Touhfat Mouhtare /Le Feu du Milieu

La lecture d’Evelyne Sagnes

Un roman foisonnant, dense, chatoyant, brûlant, tumultueux, parfois déroutant par son imagination exubérante, Un voyage intérieur initiatique qui ressemble à une épopée, nourrie de légendes et en même temps ancrée dans le réel de la vie quotidienne.


Voici un roman qui transporte le lecteur très loin,  – pas aux antipodes géographiques mais presque, en tout cas métaphoriquement –   et l’emporte à travers des mondes réel et imaginaire, sans qu’il y ait de  frontière entre eux.
Une plongée dans la vie quotidienne d’une île, aux Comores avec l’histoire de cette jeune servante, nommée Gaillard. Elle est celle qui (se) raconte : ce dispositif narratif, que l’on pourrait considérer périlleux, permet à l’autrice de donner au personnage une place incontestée au cœur du récit et un point de vue particulier qui suit au plus près son évolution. Elle prend en mains peu à peu son destin, y compris dans la narration !
Je ne me risquerai pas à tenter de résumer le récit. Ce serait à la fois inutile et terriblement réducteur. Parce que justement, c’est le foisonnement des événements et leur entrelacement avec des légendes et des contes qui donnent au roman sa singularité. Un monde où les djinns côtoient quotidiennement les hommes et les femmes. Nous nous y égarons parfois !

On peut donc parler, je crois, pour ce livre, de « réalisme magique », le réel et le fantastique se marient tout au long du texte. On passe de l’un à l’autre, sans rupture,  et la quête des fameux dés de l’abjad (nom donné à l’alphabet arabe), aux pouvoirs  extraordinaires (selon une légende bédouine), maintient la tension du récit tout au long des 334 pages et pose les jalons d’un voyage intérieur extraordinaire, où deux figures tutélaires inspirent, consolent et accompagnent la jeune femme : Tamu la mère adoptive et le maître Fundi.

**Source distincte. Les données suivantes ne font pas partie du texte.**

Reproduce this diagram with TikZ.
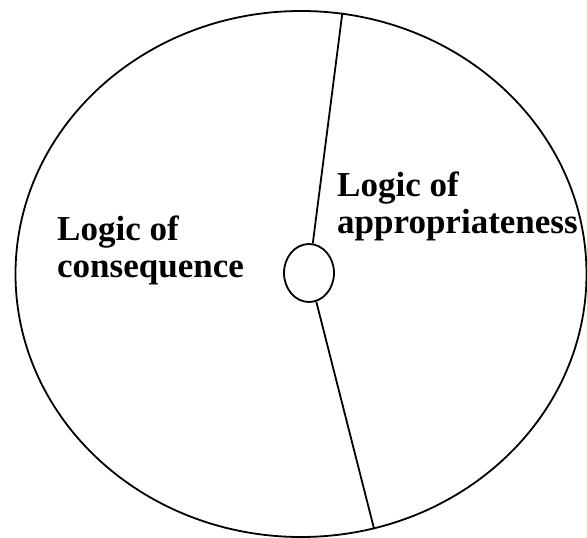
\documentclass[tikz,border=0pt]{standalone}
\usepackage{fontspec}
\setmainfont{Liberation Serif}
\usetikzlibrary{shapes.geometric}
\tikzset{
    rimLine/.style={ellipse, draw=black, line width=1.8pt, inner sep=0pt},
    splitLine/.style={line width=1.8pt},
    logicLabel/.style={align=left, inner sep=0pt, anchor=north west,
        font=\fontsize{35}{37}\selectfont\bfseries}
}

\begin{document}
\begin{tikzpicture}[x=1pt, y=-1pt]

    % --- Frame ---
    \useasboundingbox (0,0) rectangle (587,538);

    % --- Outer and inner ellipses ---
    \node[rimLine, minimum width=571pt, minimum height=526pt] (rim) at (301,274) {};
    \node[rimLine, minimum width=50pt, minimum height=58pt] (hub) at (309,273) {};

    % --- Dividing line ---
    \draw[splitLine] (rim.81) -- (hub);
    \draw[splitLine] (hub) -- (rim.-74);

    % --- Labels ---
    \node[logicLabel] (cons) at (57,216) {Logic of\\consequence};
    \node[logicLabel] (appr) at (337,172) {Logic of\\appropriateness};

\end{tikzpicture}
\end{document}
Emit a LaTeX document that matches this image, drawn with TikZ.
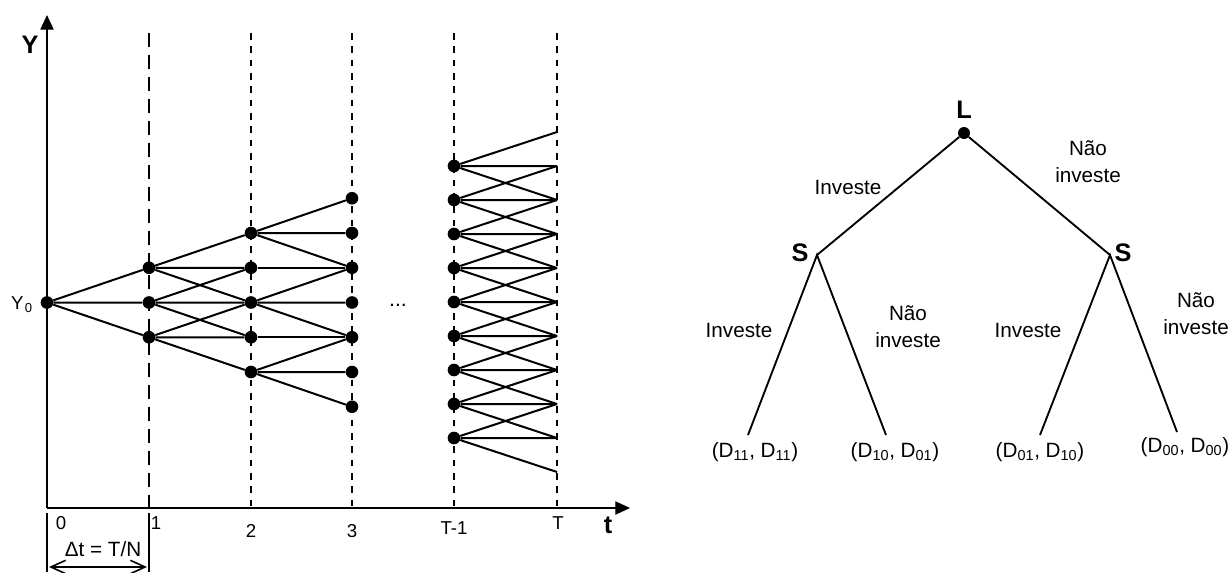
\documentclass[tikz,border=0pt]{standalone}
\usepackage{fontspec}
\setmainfont{Liberation Sans}
\usetikzlibrary{arrows.meta}

\tikzset{
    dot/.style={circle, fill=black, inner sep=0pt, minimum size=9.5pt},
    branch/.style={line width=1.5pt},
    tree/.style={line width=1.4pt},
    axis/.style={line width=0.8pt, -{Triangle[length=11pt, width=10pt]}},
    period/.style={line width=1.4pt, dash pattern=on 5pt off 5pt},
    firstperiod/.style={line width=1.4pt, dash pattern=on 10.5pt off 6pt},
    bracket/.style={line width=1.2pt},
    lbl/.style={font=\fontsize{14pt}{17pt}\selectfont, inner sep=0pt},
    big/.style={font=\fontsize{19pt}{22pt}\selectfont\bfseries, inner sep=0pt},
    choice/.style={font=\fontsize{15.5pt}{20pt}\selectfont, align=center, inner sep=0pt},
}

\begin{document}
\begin{tikzpicture}[x=0.75pt, y=-0.75pt]
    \useasboundingbox (0,0) rectangle (1231,572);

    % axes and time steps
    \coordinate (O) at (47, 508); \coordinate (Ytop) at (47, 15); \coordinate (tend) at (630, 508);
    \draw[axis] (O) -- (Ytop); \draw[axis] (O) -- (tend);
    \draw[firstperiod] (149, 33) -- (149, 508);
    \foreach \x in {251, 352, 454, 557} {
        \draw[period] (\x, 33) -- (\x, 508);
    }

    % lattice up to step 3
    \foreach \c/\x in {0/47, 1/149, 2/251, 3/352} {
        \pgfmathtruncatemacro{\lo}{3-\c} \pgfmathtruncatemacro{\hi}{3+\c}
        \foreach \r in {\lo,...,\hi} { \node[dot] (l\c-\r) at (\x, 198.25+34.75*\r) {}; }
    }
    \foreach \c/\rows in {0/{3}, 1/{2,3,4}, 2/{1,3,5}} {
        \pgfmathtruncatemacro{\n}{\c+1}
        \foreach \r in \rows {
            \pgfmathtruncatemacro{\u}{\r-1} \pgfmathtruncatemacro{\d}{\r+1}
            \draw[branch] (l\n-\u) -- (l\c-\r) -- (l\n-\d) (l\c-\r) -- (l\n-\r);
        }
    }
    \draw[branch] (l2-2) -- (l3-2) (l2-4) -- (l3-4);

    % last step T-1 -> T
    \foreach \k in {0,...,10} { \coordinate (e\k) at (557, 132+34*\k); }
    \foreach \k in {0,...,8} {
        \node[dot] (m\k) at (454, 166+34*\k) {};
        \pgfmathtruncatemacro{\s}{\k+1} \pgfmathtruncatemacro{\d}{\k+2}
        \draw[branch] (e\k) -- (m\k) -- (e\d) (m\k) -- (e\s);
    }

    \node[big] (ylab) at (30, 45) {Y};
    \node[big] (tlab) at (608, 525) {t};
    \node[lbl] (y0) at (22, 305) {Y\kern1pt\textsubscript{0}};
    \node[lbl, font=\fontsize{16pt}{18pt}\selectfont] (dots) at (398, 305) {...};
    \foreach \t/\x/\y in {0/61/523, 1/156/523, 2/251/531, 3/352/531, T-1/454/528, T/558/523} {
        \node[lbl] (tick\x) at (\x, \y) {\t};
    }

    % delta t
    \coordinate (b0) at (47, 513); \coordinate (c0) at (47, 572);
    \coordinate (b1) at (149, 513); \coordinate (c1) at (149, 572);
    \draw[bracket] (b0) -- (c0) (b1) -- (c1);
    \coordinate (a0) at (49, 567); \coordinate (a1) at (147, 567);
    \draw[bracket, {Straight Barb[length=11pt, width=10pt]}-{Straight Barb[length=11pt, width=10pt]}] (a0) -- (a1);
    \node[lbl, font=\fontsize{15.5pt}{18pt}\selectfont] (dt) at (103, 549) {Δt = T/N};

    % game tree
    \node[dot, minimum size=9pt] (L) at (964, 133) {};
    \coordinate (S1) at (817, 255); \coordinate (S2) at (1110, 255);
    \coordinate (D1) at (748, 435); \coordinate (D2) at (886, 435);
    \coordinate (D3) at (1040, 435); \coordinate (D4) at (1177, 432);
    \draw[tree] (S1) -- (L) -- (S2);
    \draw[tree] (D1) -- (S1) -- (D2) (D3) -- (S2) -- (D4);

    \node[big] (Llab) at (964, 110) {L};
    \node[big] (S1lab) at (800, 253) {S};
    \node[big] (S2lab) at (1123, 253) {S};

    \node[choice] (inv0) at (848, 187) {Investe};
    \node[choice] (nao0) at (1088, 162) {Não\\investe};
    \node[choice] (inv1) at (739, 330) {Investe};
    \node[choice] (nao1) at (908, 327) {Não\\investe};
    \node[choice] (inv2) at (1028, 330) {Investe};
    \node[choice] (nao2) at (1196, 314) {Não\\investe};

    \node[choice] (p11) at (755, 452) {(D\textsubscript{11}, D\textsubscript{11})};
    \node[choice] (p10) at (895, 452) {(D\textsubscript{10}, D\textsubscript{01})};
    \node[choice] (p01) at (1040, 452) {(D\textsubscript{01}, D\textsubscript{10})};
    \node[choice] (p00) at (1185, 447) {(D\textsubscript{00}, D\textsubscript{00})};
\end{tikzpicture}
\end{document}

Gaillard se construit, se forme, élève attentive et douée pour apprendre les sourates,  et elle s’apprend elle-même au fil de rencontres étonnantes, libérée des lois du temps et de l’espace et affranchie aussi peu à peu de celles des hommes dans une société où ils ont tous les pouvoirs.
La liberté (que donne en particulier le savoir) mais aussi, surtout finalement, la quête de l’amour dont toutes les formes apparaissent au fil du texte. Les amours fortes, les amours vaines, les amours fidèles, les amours perdues…
Les dernières lignes du texte (bien sûr il faut avoir lu tout le roman pour en comprendre tout le sens !) de ce point de vue sont révélatrices :
« Au-delà du temps
Au-delà des règles,
Au-delà des corps,
Et loin si loin
De tout ce que nous croyons être nous

Je t’aime. »

L’écriture de l’autrice a la saveur des fruits et de la nature de l’île, de ses paysages, elle est colorée, juteuse, épicée, parfumée. Elle est très sensuelle, dans ses descriptions des corps, qu’ils soient souffrants, exultants ou magnifiés, des émotions et de leurs manifestations. Déferlante aussi comme un flux puissant.

Un roman foisonnant, dense, chatoyant, brûlant, tumultueux, parfois déroutant par son imagination exubérante, Un voyage intérieur initiatique qui ressemble à une épopée intime, nourrie de légendes et en même temps ancrée dans le réel de la vie quotidienne.